9. It was sought to be contended that the protection assured under the said Act is till the amount is paid to the party and not thereafter. Undoubtedly, the said issue does not arise for consideration in this case, as the impugned order relates to the amount yet to be received by the Petitioner as the pensionary benefits. Any such order, prior to the receipt of the amount by the Petitioner would virtually result in denying the protection assured to the petitioner under the said Act, and would reduced the protection assured under the relevant statutes to “illusory formality” as has been observed by the Apex Court in Jyoti Chit Fund’s case.

10. The learned Advocate for the respondent has submitted that in view of what has been stated by the petitioner in the ground No. IX in the Revision Application, the respondent would take necessary steps in that regard, in order to secure the rights of the respondents in relation to the suit claim and for that purpose the impugned order may not be interfered with at least for period of four weeks.
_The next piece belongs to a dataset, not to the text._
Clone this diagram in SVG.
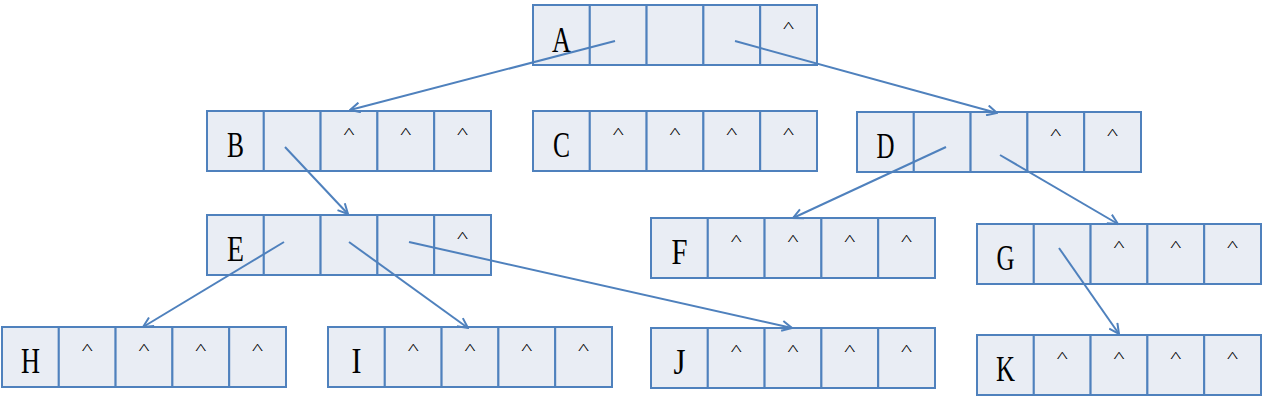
<svg xmlns="http://www.w3.org/2000/svg" width="1264" height="411" viewBox="0 0 1264 411">
<defs>
<style>
.c{fill:#E9EDF4;stroke:#4F81BD;stroke-width:2}
.lbl{font-family:"Liberation Serif",serif;font-size:36px;fill:#000;text-anchor:middle}
.ct{font-family:"Liberation Serif",serif;font-size:14px;fill:#000;text-anchor:middle}
.e{stroke:#4F81BD;stroke-width:2;fill:none;marker-end:url(#ah)}
</style>
<marker id="ah" viewBox="0 0 12 12" refX="11" refY="6" markerWidth="12" markerHeight="12" markerUnits="userSpaceOnUse" orient="auto">
<path d="M1,1 L11,6 L1,11" fill="none" stroke="#4F81BD" stroke-width="2"/>
</marker>
<g id="cells">
<rect class="c" x="0" y="0" width="56.8" height="60"/>
<rect class="c" x="56.8" y="0" width="56.8" height="60"/>
<rect class="c" x="113.6" y="0" width="56.8" height="60"/>
<rect class="c" x="170.4" y="0" width="56.8" height="60"/>
<rect class="c" x="227.2" y="0" width="56.8" height="60"/>
</g>
</defs>
<rect width="1264" height="411" fill="#fff"/>

<g id="nodeA" transform="translate(533,5)">
<use href="#cells"/>
<text class="lbl" x="28.4" y="47" textLength="19" lengthAdjust="spacingAndGlyphs">A</text>
<text class="ct" x="255.6" y="27" textLength="11" lengthAdjust="spacingAndGlyphs">^</text>
</g>
<g id="nodeB" transform="translate(207,111)">
<use href="#cells"/>
<text class="lbl" x="28.4" y="46" textLength="17" lengthAdjust="spacingAndGlyphs">B</text>
<text class="ct" x="142" y="27" textLength="11" lengthAdjust="spacingAndGlyphs">^</text>
<text class="ct" x="198.8" y="27" textLength="11" lengthAdjust="spacingAndGlyphs">^</text>
<text class="ct" x="255.6" y="27" textLength="11" lengthAdjust="spacingAndGlyphs">^</text>
</g>
<g id="nodeC" transform="translate(533,111)">
<use href="#cells"/>
<text class="lbl" x="28.4" y="46" textLength="17" lengthAdjust="spacingAndGlyphs">C</text>
<text class="ct" x="85.2" y="27" textLength="11" lengthAdjust="spacingAndGlyphs">^</text>
<text class="ct" x="142" y="27" textLength="11" lengthAdjust="spacingAndGlyphs">^</text>
<text class="ct" x="198.8" y="27" textLength="11" lengthAdjust="spacingAndGlyphs">^</text>
<text class="ct" x="255.6" y="27" textLength="11" lengthAdjust="spacingAndGlyphs">^</text>
</g>
<g id="nodeD" transform="translate(857,112)">
<use href="#cells"/>
<text class="lbl" x="28.4" y="46" textLength="18" lengthAdjust="spacingAndGlyphs">D</text>
<text class="ct" x="198.8" y="27" textLength="11" lengthAdjust="spacingAndGlyphs">^</text>
<text class="ct" x="255.6" y="27" textLength="11" lengthAdjust="spacingAndGlyphs">^</text>
</g>
<g id="nodeE" transform="translate(207,215)">
<use href="#cells"/>
<text class="lbl" x="28.4" y="46" textLength="17" lengthAdjust="spacingAndGlyphs">E</text>
<text class="ct" x="255.6" y="27" textLength="11" lengthAdjust="spacingAndGlyphs">^</text>
</g>
<g id="nodeF" transform="translate(651,218)">
<use href="#cells"/>
<text class="lbl" x="28.4" y="46" textLength="16" lengthAdjust="spacingAndGlyphs">F</text>
<text class="ct" x="85.2" y="27" textLength="11" lengthAdjust="spacingAndGlyphs">^</text>
<text class="ct" x="142" y="27" textLength="11" lengthAdjust="spacingAndGlyphs">^</text>
<text class="ct" x="198.8" y="27" textLength="11" lengthAdjust="spacingAndGlyphs">^</text>
<text class="ct" x="255.6" y="27" textLength="11" lengthAdjust="spacingAndGlyphs">^</text>
</g>
<g id="nodeG" transform="translate(977,224)">
<use href="#cells"/>
<text class="lbl" x="28.4" y="46" textLength="18" lengthAdjust="spacingAndGlyphs">G</text>
<text class="ct" x="142" y="27" textLength="11" lengthAdjust="spacingAndGlyphs">^</text>
<text class="ct" x="198.8" y="27" textLength="11" lengthAdjust="spacingAndGlyphs">^</text>
<text class="ct" x="255.6" y="27" textLength="11" lengthAdjust="spacingAndGlyphs">^</text>
</g>
<g id="nodeH" transform="translate(2,327)">
<use href="#cells"/>
<text class="lbl" x="28.4" y="46" textLength="19" lengthAdjust="spacingAndGlyphs">H</text>
<text class="ct" x="85.2" y="27" textLength="11" lengthAdjust="spacingAndGlyphs">^</text>
<text class="ct" x="142" y="27" textLength="11" lengthAdjust="spacingAndGlyphs">^</text>
<text class="ct" x="198.8" y="27" textLength="11" lengthAdjust="spacingAndGlyphs">^</text>
<text class="ct" x="255.6" y="27" textLength="11" lengthAdjust="spacingAndGlyphs">^</text>
</g>
<g id="nodeI" transform="translate(328,327)">
<use href="#cells"/>
<text class="lbl" x="28.4" y="46" textLength="10" lengthAdjust="spacingAndGlyphs">I</text>
<text class="ct" x="85.2" y="27" textLength="11" lengthAdjust="spacingAndGlyphs">^</text>
<text class="ct" x="142" y="27" textLength="11" lengthAdjust="spacingAndGlyphs">^</text>
<text class="ct" x="198.8" y="27" textLength="11" lengthAdjust="spacingAndGlyphs">^</text>
<text class="ct" x="255.6" y="27" textLength="11" lengthAdjust="spacingAndGlyphs">^</text>
</g>
<g id="nodeJ" transform="translate(651,328)">
<use href="#cells"/>
<text class="lbl" x="28.4" y="46" textLength="12" lengthAdjust="spacingAndGlyphs">J</text>
<text class="ct" x="85.2" y="27" textLength="11" lengthAdjust="spacingAndGlyphs">^</text>
<text class="ct" x="142" y="27" textLength="11" lengthAdjust="spacingAndGlyphs">^</text>
<text class="ct" x="198.8" y="27" textLength="11" lengthAdjust="spacingAndGlyphs">^</text>
<text class="ct" x="255.6" y="27" textLength="11" lengthAdjust="spacingAndGlyphs">^</text>
</g>
<g id="nodeK" transform="translate(977,335)">
<use href="#cells"/>
<text class="lbl" x="28.4" y="46" textLength="19" lengthAdjust="spacingAndGlyphs">K</text>
<text class="ct" x="85.2" y="27" textLength="11" lengthAdjust="spacingAndGlyphs">^</text>
<text class="ct" x="142" y="27" textLength="11" lengthAdjust="spacingAndGlyphs">^</text>
<text class="ct" x="198.8" y="27" textLength="11" lengthAdjust="spacingAndGlyphs">^</text>
<text class="ct" x="255.6" y="27" textLength="11" lengthAdjust="spacingAndGlyphs">^</text>
</g>

<g id="connectors">
<line class="e" x1="615" y1="41" x2="350" y2="110"/>
<line class="e" x1="735" y1="41" x2="997" y2="113"/>
<line class="e" x1="285" y1="147" x2="348" y2="214"/>
<line class="e" x1="946" y1="147" x2="793" y2="218"/>
<line class="e" x1="1000" y1="155" x2="1118" y2="224"/>
<line class="e" x1="284" y1="242" x2="143" y2="327"/>
<line class="e" x1="349" y1="242" x2="468" y2="328"/>
<line class="e" x1="409" y1="242" x2="792" y2="328"/>
<line class="e" x1="1059" y1="248" x2="1119" y2="334"/>
</g>
</svg>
11. In the result, the petition succeeds. The impugned order is set aside. Rule is made absolute in above terms with no order as to costs. On oral request by the learned Advocate for the respondent, the petitioner is directed not to disburse of the amount if any, with him, sufficient to meet suit claim for a period of four weeks from today.

12. The parties to act on a copy duly authenticated by Sheristedar of this Court.